Наступила ночь, время бежать. Надо найти кладбище при соборе. Могильные камни: один, два, десять, двадцать. Темные ангелы – изваяния с холодными ступнями. Под их постаментами роются кроты, под их крыльями живет тьма. От Мастера не осталось ни образа, ни звука, ни намека на запах. Как его найти? Подушечки лап ноют от долгого пути, скоро рассвет. Я должна вернуться в часовую башню затемно, потому что день – не мое время. Путь домой при свете солнца через весь город будет для меня погибелью. Будет погибелью для нас.

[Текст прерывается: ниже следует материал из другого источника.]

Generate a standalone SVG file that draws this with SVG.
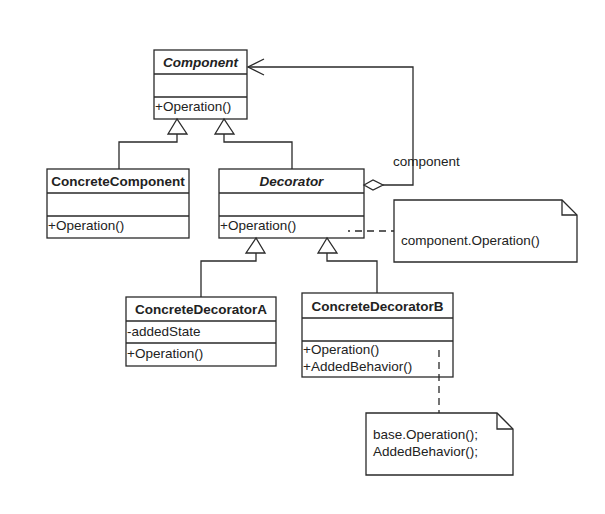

Вот чья-то старая могила с деревом в изголовье. Сплетаясь, корни вытягивают смерть из могилы, вытаскивают ее из гнездилища, высасывают каждым капилляром. Смерть кричит и сопротивляется, но ей не победить. Пусть идет к каменным изваяниям, томится там, где нет жизни, где истлела плоть, куда дух не заглядывает из страха запутаться в ее сетях.

Мастер, где же ты? У нас так мало времени, у меня так мало шансов найти тебя!

Соборный шпиль пронзает небо, того и гляди порвет ткань, усыпанную звездами. Таких, как я, здесь не любят. Людям в сутанах не нравятся мои пытливые глаза, мои повадки, моя способность видеть мир живых и мир мертвых. Они боятся, что я расскажу им правду, всем расскажу о том, что находится там, за невидимой границей, за сомкнутыми веками, за сложенными на груди руками, за остывшей оболочкой тела. И порушатся их храмы, цветные витражи распадутся на тысячи осколков, скамьи опустеют, алтари покроются пылью. Они наложили на таких, как я, печать молчания, сделали так, что мы не можем больше говорить. Под их черными сутанами прячется страх, что мучает только их самих.

– В часах я оставлю подсказку. И ты сможешь найти меня, когда придет время, – говорил Мастер.

Потревоженные мотыльки вспархивают из травы и разлетаются во все стороны. Ночные птицы опасливо замолкают, глядя на меня из-за черных древесных стволов, высовываются из своих гнезд, полных ненасытных птенцов. Каждая клеточка моего тела говорит мне, что я должна охотиться, должна ответить им на древнем языке кошек, на языке смерти. Но у меня уже не остается времени: Мастера нет среди этих чопорных аккуратных могил.

– Люди в сутанах не дадут похоронить меня у них под боком. Моя часовая башня свысока и без страха взирает на их темный, надменный шпиль. Их колокол гремит, безуспешно пытаясь заглушить мелодичный бой моих часов.

А вот и частокол железных прутьев, отделяющий кладбищенский погост от неухоженного, забытого богом клочка земли, над которым носится запах бродяг, безумцев и самоубийц. Часы на башне отсчитывают удар за ударом. С последним из них возможность спасти Мастера исчезнет навсегда.